Succession to school leadership: challenge and response for principals
MetadataShow full item record
Between 1998 and 2000, seventy principals were named in the Austin Independent School District to succeed other principals. Several schools had two or more principals in that period. Not only is there an immediate cost when a principal is not successful, but there is also a cost associated with repair or replacement. Knowing what is necessary in the induction experience to make a principal succeed is critical. We have an obligation to these principals, their teachers, the taxpayers, and most of all, the students, to maximize their success. This study explored the experiences of elementary principals in the Austin Independent School District who recently succeeded other principals. Issues addressed included the principals' perceptions of their experiences and the impact of those experiences on their effectiveness. Findings will be offered as recommendations that may better inform principals who step into the succession role in the district. Questionnaires were sent to elementary principals named between 1998 and 1999 and still in those same schools in 2001-2002. Based on responses, principals were invited to participate in focus groups. Based on written responses and participation in focus groups, three principals were selected as case studies.
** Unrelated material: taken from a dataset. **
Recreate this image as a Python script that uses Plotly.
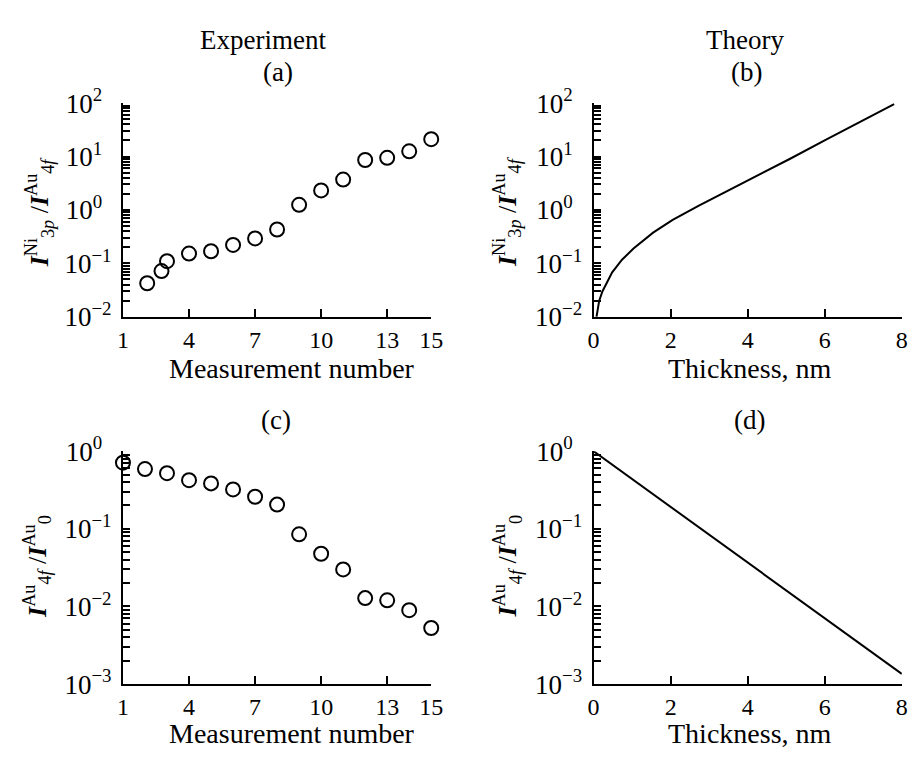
import plotly.graph_objects as go

# ---- data ----
meas_a = [2.1, 2.75, 3, 4, 5, 6, 7, 8, 9, 10, 11, 12, 13, 14, 15]
ratio_a = [0.0425, 0.0718, 0.110, 0.153, 0.169, 0.222, 0.293, 0.431,
           1.25, 2.32, 3.70, 8.6, 9.47, 12.5, 21.1]

thick_b = [0.076, 0.145, 0.229, 0.356, 0.483, 0.738, 1.036, 1.545, 2.053,
           2.733, 3.580, 4.427, 5.089, 6.01, 7.8]
ratio_b = [0.0100, 0.0199, 0.0299, 0.0451, 0.0679, 0.117, 0.190, 0.377, 0.650,
           1.20, 2.45, 5.0, 8.99, 20.2, 96.0]

meas_c = [1, 2, 3, 4, 5, 6, 7, 8, 9, 10, 11, 12, 13, 14, 15]
ratio_c = [0.711, 0.589, 0.521, 0.423, 0.385, 0.322, 0.259, 0.205,
           0.0849, 0.0477, 0.0300, 0.0128, 0.0120, 0.00896, 0.00528]

thick_d = [0.0, 8.0]
ratio_d = [1.0, 0.00135]

meas_ticks = [1, 4, 7, 10, 13, 15]
thick_ticks = [0, 2, 4, 6, 8]
exp_top = [-2, -1, 0, 1, 2]
exp_bot = [-3, -2, -1, 0]

FONT = "Liberation Serif"
W, H = 920, 765

fig = go.Figure()

marker = dict(symbol="circle-open", size=14, color="black", line=dict(width=2, color="black"))
fig.add_trace(go.Scatter(x=meas_a, y=ratio_a, mode="markers", marker=marker,
                         xaxis="x", yaxis="y", cliponaxis=False, showlegend=False))
fig.add_trace(go.Scatter(x=thick_b, y=ratio_b, mode="lines", line=dict(color="black", width=2),
                         xaxis="x2", yaxis="y2", showlegend=False))
fig.add_trace(go.Scatter(x=meas_c, y=ratio_c, mode="markers", marker=marker,
                         xaxis="x3", yaxis="y3", cliponaxis=False, showlegend=False))
fig.add_trace(go.Scatter(x=thick_d, y=ratio_d, mode="lines", line=dict(color="black", width=2),
                         xaxis="x4", yaxis="y4", showlegend=False))

def px_x(p):
    return p / W

def px_y(p):
    return 1 - p / H

dom_left = [px_x(119.3), px_x(433.7)]
dom_right = [px_x(599.3), px_x(913.7)]
dom_top = [px_y(311.7), px_y(88)]
dom_bot = [px_y(696), px_y(452.3)]

xtickfont = dict(family=FONT, size=24, color="black")
ytickfont = dict(family=FONT, size=27, color="black")

def xax(domain, anchor, rng, tickvals):
    return dict(domain=domain, anchor=anchor, range=rng, tickvals=tickvals,
                ticks="inside", ticklen=8, tickwidth=2, tickcolor="black",
                showline=True, linewidth=2, linecolor="black", showgrid=False,
                zeroline=False, tickfont=xtickfont, fixedrange=True)

def yax(domain, anchor, exps):
    vals, txt = [], []
    for i, e in enumerate(exps):
        vals.append(10.0 ** e)
        if e < 0:
            txt.append("10<sup>\u2212%d</sup>" % (-e))
        else:
            txt.append("10<sup>%d\u00a0\u00a0</sup>" % e)
        if i < len(exps) - 1:
            for m in range(2, 10):
                vals.append(m * 10.0 ** e)
                txt.append("")
    return dict(domain=domain, anchor=anchor, type="log", range=[exps[0], exps[-1]],
                tickmode="array", tickvals=vals, ticktext=txt,
                ticks="inside", ticklen=7, tickwidth=1.6, tickcolor="black",
                ticklabelstandoff=4,
                showline=True, linewidth=2, linecolor="black", showgrid=False,
                zeroline=False, tickfont=ytickfont, fixedrange=True)

fig.update_layout(
    width=W, height=H,
    margin=dict(l=0, r=0, t=0, b=0),
    paper_bgcolor="white", plot_bgcolor="white",
    font=dict(family=FONT, color="black"),
    xaxis=xax(dom_left, "y", [1, 15], meas_ticks),
    yaxis=yax(dom_top, "x", exp_top),
    xaxis2=xax(dom_right, "y2", [0, 8], thick_ticks),
    yaxis2=yax(dom_top, "x2", exp_top),
    xaxis3=xax(dom_left, "y3", [1, 15], meas_ticks),
    yaxis3=yax(dom_bot, "x3", exp_bot),
    xaxis4=xax(dom_right, "y4", [0, 8], thick_ticks),
    yaxis4=yax(dom_bot, "x4", exp_bot),
)

ann = []

def text(x, y, s, angle=0, size=27):
    ann.append(dict(x=px_x(x), y=px_y(y), xref="paper", yref="paper", text=s,
                    showarrow=False, font=dict(family=FONT, size=size, color="black"),
                    xanchor="center", yanchor="middle", textangle=angle))

text(262, 22, "Experiment")
text(754, 22, "Theory")
text(277, 55, "(a)")
text(755, 55, "(b)")
text(275, 420, "(c)")
text(758, 420, "(d)")
text(292, 366, "Measurement number", size=28)
text(759, 366, "Thickness, nm", size=28)
text(292, 748, "Measurement number", size=28)
text(759, 748, "Thickness, nm", size=28)

lab_top = "<b><i>I</i></b><sup>Ni</sup><sub>3<i>p</i></sub> /<b><i>I</i></b><sup>Au</sup><sub>4<i>f</i></sub>"
lab_bot = "<b><i>I</i></b><sup>Au</sup><sub>4<i>f</i></sub> /<b><i>I</i></b><sup>Au</sup><sub>0</sub>"
text(34, 202, lab_top, -90, 26)
text(511, 202, lab_top, -90, 26)
text(31, 573, lab_bot, -90, 26)
text(511, 573, lab_bot, -90, 26)

fig.update_layout(annotations=ann)
fig.write_html("out.html")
Data revealed that succession principals had positive experiences including communication with others, establishment of procedures and routines, relationship building, and knowledge of district policies and procedures. Negative experiences included the effects of prior school leadership, challenging relationships, communication issues, and lack of support. As a result of these experiences, principals developed inner strength and powerful relationships with peers. It was recommended that support for succession principals continue beyond the induction year and include: trained mentors; time to dialogue with mentors and peer principals; quick responses to questions or requests for support; and receipt, early in the process, of critical information regarding role definition, expectations, district policies, and district procedures. Recommendations for further study included: investigating the succession experiences of secondary principals; comparing the succession experiences of principals named from within the district to those named from outside the district; and studying the relationship between the rate of principal retention and teacher retention.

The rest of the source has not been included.